Saturday, September 12, 2015

Sign and Vine

A few years ago when Reagan High School was overcrowded, students parked on all neighborhood streets, including ours. Traffic could hardly get down the street nor turn around at the cul-de-sacs.  We petitioned the city to restrict parking, which they did with signs limiting parking during certain hours on school days.  The overcrowding was solved, but the signs remain, totally ignored by everyone.  Here is the one in our yard.
My next door neighbor has one in his yard as well.  He has his front yard covered with Asian Jasmine ground cover, a very prolific vine plant.  This plant is growing around the base of the sign post as shown below.
Note that the sign post is square-section steel about 1.5 inches on a side with holes about 3/8" diameter on all four sides about an inch apart vertically.  Now here comes the interesting part.  The vine entered one of those holes and started growing.  I don't know whether it entered by pure chance or had some affinity for the dark hole, but in any case it entered.  Now it had many chances to come back out again, but stayed inside.  Vines like Morning Glory or Kudzu tend to spiral wrap around any vertical object and climb toward the top.  This plant does not do that.  Many plants grow toward light sources.  This one had probably 300 - 400 chances to exit the pole through one of the holes, but did not do that.  It grew upward, inside the pole, until it reached the top and then out the top.
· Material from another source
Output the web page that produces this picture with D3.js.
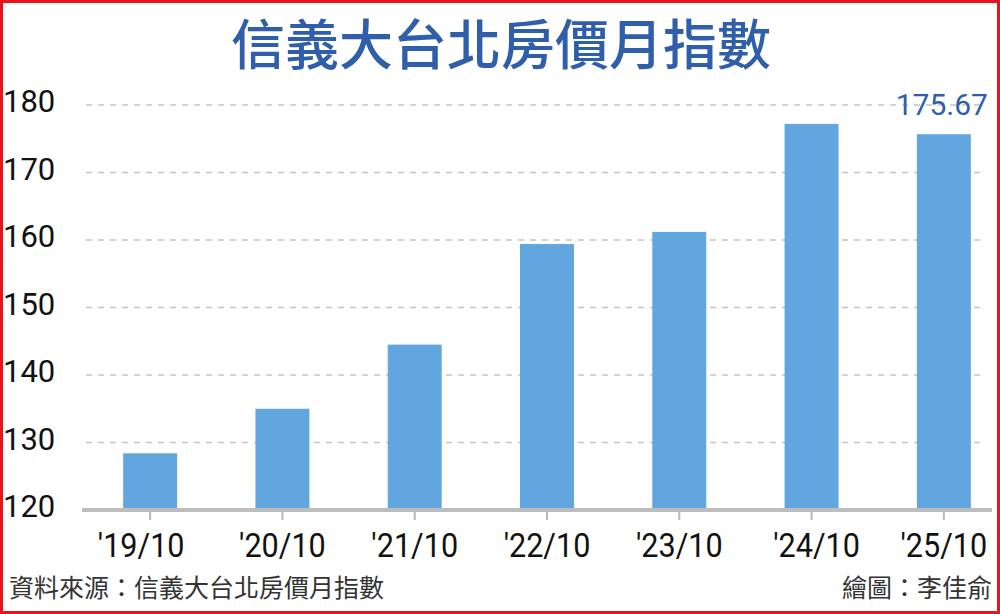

Here  is the pole near the sign and the vine exiting the pole.

So it appears the vine was directed only by gravity, preferring the dark inside of the pole to many opportunities to exit to the light. I find this fascinating, though probably not of interest to anyone else.  My neighbor was weeding her yard and saw me taking the photos.  I explained my interest in the vine, and she was underwhelmed. 

All photos made with Lumix Gh2 camera with Olympus 75mm f/1.8 lens.